OK, so the lawyers come along – a user has claimed damages within the virtual world because their loaf of bread, sold on eBay, was “stolen” by the communist overlords in the game. The user sues the platform owner because their opportunity for gain was hindered. The courts say “damages are damages, regardless of EULAs” (as they have begun to do, ignoring EULAs entirely for the most part). But the platform provider argues that the issue is not one of EULAs but rather the protection of the social policy (and thus the code) that is the basis for the “contract” within the game space.

My argument is that different worlds will operate on different assumptions – they will hard code social policy into their worlds. This hard coding should be their argument in the courts for why certain activities on behalf of the platform preculde legal remedy by the users.

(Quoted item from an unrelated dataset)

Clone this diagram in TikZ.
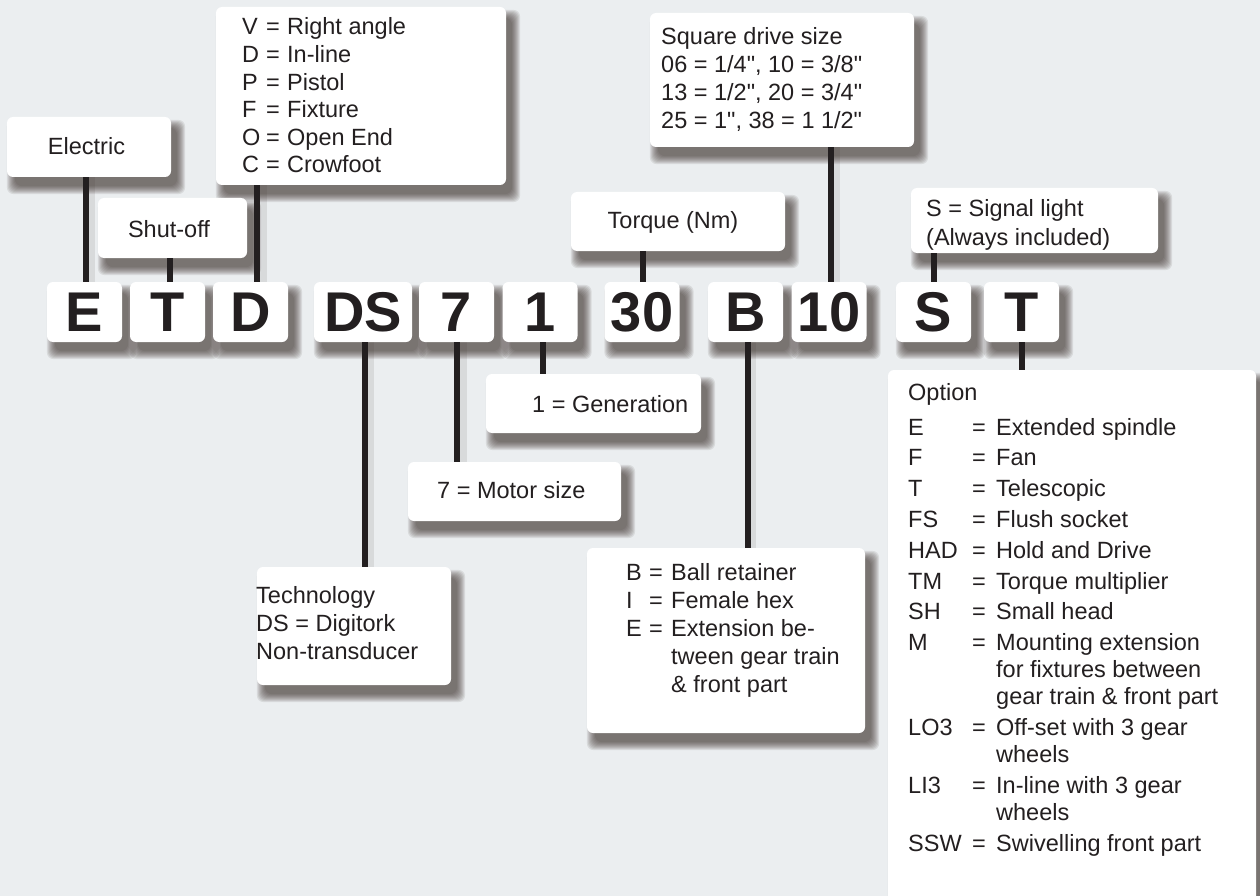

The platform owners can point to their social policies within the world and say “look, this is what we’re all about, this is how we protect this policy within the world, and this is how this specific legal suit should be viewed – because this underlying policy is what keeps our platform in business”.

Without, however, a viable feedback loop from users, users could argue that in fact a specific action contravenes the stated social policy – that with no opportunity for communication with the coding authority, or no response to their pleas, the liability has shifted back to the platform owner.

While I know my original argument may have sounded “squishy” – “oh, let’s all share a world together, get along with the Lindens, and be one big happy family” my motivation was in fact driven by the idea of making sure we protect the membrane, because the law is a coming (has already arrived) and I’d like to protect our synthetic worlds as much as possible from the encroachment of the lawyers and politicians (if you don’t mind!)

If you can think of a different way to argue in what ways law might be restricted in its ability to legislate the cultural, gaming, and coding context of our virtual worlds, I’d love to hear it.